◆ **EXERCISE**
Copy only this: the line containing "Rebuild this chart", the line containing "from matplotlib.patches import Rectangle", and every line between them, exactly as written.

○ ○ ○ ○ ○

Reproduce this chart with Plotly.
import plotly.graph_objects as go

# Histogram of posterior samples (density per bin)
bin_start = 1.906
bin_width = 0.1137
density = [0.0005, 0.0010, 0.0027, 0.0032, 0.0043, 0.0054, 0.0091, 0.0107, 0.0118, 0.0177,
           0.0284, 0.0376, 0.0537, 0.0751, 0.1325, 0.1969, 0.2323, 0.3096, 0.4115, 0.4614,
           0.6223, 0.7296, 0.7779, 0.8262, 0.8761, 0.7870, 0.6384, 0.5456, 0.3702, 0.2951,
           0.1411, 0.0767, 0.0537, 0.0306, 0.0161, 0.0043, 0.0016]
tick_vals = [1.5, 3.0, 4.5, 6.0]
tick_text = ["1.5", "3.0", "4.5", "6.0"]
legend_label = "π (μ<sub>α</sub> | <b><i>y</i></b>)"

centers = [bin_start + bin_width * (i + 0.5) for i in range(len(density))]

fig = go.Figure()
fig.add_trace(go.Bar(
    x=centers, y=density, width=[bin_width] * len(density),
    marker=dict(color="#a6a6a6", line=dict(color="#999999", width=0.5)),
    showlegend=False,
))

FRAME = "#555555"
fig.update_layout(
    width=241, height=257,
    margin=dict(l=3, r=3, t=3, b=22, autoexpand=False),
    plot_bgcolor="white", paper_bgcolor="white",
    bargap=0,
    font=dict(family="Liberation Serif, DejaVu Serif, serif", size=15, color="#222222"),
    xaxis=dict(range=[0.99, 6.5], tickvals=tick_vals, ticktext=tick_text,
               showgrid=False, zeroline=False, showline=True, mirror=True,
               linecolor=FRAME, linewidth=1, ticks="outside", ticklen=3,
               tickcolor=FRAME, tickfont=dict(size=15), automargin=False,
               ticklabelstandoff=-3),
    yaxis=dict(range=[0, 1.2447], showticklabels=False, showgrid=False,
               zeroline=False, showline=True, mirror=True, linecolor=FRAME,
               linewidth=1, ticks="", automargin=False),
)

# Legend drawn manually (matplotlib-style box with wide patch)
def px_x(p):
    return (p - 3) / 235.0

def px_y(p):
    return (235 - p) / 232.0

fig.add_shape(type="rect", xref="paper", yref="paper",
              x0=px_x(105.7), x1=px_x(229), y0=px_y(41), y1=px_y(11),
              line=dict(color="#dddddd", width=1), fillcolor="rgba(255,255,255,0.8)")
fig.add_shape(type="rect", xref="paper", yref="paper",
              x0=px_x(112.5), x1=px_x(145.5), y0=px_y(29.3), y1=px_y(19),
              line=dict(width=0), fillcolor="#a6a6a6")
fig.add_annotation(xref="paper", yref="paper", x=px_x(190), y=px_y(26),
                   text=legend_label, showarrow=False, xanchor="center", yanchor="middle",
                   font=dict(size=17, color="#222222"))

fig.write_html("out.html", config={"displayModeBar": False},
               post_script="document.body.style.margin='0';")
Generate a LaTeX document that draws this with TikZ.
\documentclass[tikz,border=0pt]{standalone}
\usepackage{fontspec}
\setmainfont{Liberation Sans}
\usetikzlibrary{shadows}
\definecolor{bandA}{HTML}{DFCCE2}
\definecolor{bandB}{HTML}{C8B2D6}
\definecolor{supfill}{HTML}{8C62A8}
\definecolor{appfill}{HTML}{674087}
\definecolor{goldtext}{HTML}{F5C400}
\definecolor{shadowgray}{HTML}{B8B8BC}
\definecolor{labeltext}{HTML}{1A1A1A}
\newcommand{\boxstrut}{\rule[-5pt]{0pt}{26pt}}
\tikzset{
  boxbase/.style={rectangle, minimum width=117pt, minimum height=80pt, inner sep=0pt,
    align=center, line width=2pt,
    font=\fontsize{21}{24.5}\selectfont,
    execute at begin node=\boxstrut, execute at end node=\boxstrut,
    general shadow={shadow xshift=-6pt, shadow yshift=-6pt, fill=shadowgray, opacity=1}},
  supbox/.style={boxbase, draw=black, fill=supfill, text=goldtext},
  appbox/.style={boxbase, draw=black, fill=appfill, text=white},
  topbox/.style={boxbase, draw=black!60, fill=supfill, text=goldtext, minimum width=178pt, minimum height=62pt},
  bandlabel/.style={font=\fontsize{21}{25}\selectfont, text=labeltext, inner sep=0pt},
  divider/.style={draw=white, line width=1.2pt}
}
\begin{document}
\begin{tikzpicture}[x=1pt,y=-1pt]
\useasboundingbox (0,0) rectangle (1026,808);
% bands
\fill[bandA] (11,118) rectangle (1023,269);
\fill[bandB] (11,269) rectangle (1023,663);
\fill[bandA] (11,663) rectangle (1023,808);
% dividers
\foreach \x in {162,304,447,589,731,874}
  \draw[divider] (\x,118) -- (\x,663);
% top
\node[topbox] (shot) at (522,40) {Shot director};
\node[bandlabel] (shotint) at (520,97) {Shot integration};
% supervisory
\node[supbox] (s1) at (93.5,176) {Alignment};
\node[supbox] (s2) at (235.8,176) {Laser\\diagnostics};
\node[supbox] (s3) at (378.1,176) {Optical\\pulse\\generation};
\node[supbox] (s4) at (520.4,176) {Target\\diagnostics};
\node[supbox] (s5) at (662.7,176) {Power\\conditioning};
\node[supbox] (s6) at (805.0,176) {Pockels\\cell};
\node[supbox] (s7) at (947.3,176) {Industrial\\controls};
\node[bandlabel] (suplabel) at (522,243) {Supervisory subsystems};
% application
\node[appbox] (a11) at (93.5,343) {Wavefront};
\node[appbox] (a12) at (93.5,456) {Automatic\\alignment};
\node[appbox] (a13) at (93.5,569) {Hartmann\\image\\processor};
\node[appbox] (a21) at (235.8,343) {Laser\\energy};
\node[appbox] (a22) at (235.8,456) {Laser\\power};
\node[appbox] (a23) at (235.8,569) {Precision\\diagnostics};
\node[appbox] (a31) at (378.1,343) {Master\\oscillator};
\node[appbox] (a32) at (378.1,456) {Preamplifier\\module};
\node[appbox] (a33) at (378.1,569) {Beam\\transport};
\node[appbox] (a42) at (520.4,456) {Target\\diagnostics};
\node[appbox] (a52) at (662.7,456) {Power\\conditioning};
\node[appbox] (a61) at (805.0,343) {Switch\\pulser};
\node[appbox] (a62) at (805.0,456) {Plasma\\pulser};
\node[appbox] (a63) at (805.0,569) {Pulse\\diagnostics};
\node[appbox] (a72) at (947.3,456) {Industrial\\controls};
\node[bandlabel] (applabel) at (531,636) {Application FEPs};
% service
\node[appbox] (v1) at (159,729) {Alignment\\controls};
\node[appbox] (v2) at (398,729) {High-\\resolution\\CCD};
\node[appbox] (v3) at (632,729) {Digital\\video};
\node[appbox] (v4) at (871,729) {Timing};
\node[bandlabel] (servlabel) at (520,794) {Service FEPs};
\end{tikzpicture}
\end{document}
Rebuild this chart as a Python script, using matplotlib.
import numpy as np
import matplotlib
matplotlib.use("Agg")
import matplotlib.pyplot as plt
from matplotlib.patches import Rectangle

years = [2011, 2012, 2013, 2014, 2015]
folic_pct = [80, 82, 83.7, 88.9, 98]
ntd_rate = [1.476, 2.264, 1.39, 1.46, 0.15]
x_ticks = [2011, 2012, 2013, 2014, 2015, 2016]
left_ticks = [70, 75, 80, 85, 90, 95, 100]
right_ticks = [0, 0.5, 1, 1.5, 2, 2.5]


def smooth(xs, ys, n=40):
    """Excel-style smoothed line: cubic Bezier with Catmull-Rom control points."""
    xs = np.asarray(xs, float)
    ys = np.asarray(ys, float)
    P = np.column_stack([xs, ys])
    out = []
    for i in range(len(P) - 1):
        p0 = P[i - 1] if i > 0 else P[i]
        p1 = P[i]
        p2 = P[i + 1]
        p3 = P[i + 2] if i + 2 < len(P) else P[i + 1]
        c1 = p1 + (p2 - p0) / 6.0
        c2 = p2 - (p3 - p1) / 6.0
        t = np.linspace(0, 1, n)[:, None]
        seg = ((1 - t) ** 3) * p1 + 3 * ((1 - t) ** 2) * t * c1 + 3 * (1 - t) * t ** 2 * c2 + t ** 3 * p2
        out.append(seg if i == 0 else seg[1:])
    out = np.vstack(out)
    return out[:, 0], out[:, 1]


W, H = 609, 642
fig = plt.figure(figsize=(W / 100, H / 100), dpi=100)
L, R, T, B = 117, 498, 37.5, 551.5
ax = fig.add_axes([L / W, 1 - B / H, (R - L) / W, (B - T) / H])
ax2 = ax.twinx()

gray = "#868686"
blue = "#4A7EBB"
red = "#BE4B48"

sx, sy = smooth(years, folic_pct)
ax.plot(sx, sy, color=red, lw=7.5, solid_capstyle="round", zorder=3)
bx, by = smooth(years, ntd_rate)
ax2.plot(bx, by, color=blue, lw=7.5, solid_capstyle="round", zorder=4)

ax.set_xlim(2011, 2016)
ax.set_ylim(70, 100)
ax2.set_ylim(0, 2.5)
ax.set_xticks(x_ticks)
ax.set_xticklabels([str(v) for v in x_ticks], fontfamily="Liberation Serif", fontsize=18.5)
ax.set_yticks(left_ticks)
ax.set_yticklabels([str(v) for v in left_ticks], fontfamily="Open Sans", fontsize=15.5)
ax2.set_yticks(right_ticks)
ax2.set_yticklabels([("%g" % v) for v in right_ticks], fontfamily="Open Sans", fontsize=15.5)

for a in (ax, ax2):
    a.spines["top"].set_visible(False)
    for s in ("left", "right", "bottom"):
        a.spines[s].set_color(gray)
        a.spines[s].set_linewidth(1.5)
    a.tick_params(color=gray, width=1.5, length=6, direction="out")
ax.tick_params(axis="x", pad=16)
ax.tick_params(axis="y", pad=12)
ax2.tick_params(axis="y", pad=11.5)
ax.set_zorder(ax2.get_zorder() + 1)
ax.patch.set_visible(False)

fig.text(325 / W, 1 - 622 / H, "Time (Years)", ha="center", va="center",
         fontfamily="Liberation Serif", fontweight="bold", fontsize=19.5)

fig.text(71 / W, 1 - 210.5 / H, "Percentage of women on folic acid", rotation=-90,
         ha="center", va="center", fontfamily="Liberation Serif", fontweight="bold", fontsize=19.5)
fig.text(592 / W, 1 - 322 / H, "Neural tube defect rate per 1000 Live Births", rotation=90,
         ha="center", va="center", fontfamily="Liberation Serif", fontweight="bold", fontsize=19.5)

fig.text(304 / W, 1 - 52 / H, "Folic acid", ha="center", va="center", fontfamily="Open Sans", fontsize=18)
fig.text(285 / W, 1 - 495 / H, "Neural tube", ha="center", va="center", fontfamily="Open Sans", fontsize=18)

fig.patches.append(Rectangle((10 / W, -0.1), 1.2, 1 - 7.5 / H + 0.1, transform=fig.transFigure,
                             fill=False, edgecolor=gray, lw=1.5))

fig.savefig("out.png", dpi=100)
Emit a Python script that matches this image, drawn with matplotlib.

○ ○ ○ ○ ○

◆ **RESULT FOR THIS TASK**
Rebuild this chart as a Python script, using matplotlib.
import numpy as np
import matplotlib
matplotlib.use("Agg")
import matplotlib.pyplot as plt
from matplotlib.patches import Rectangle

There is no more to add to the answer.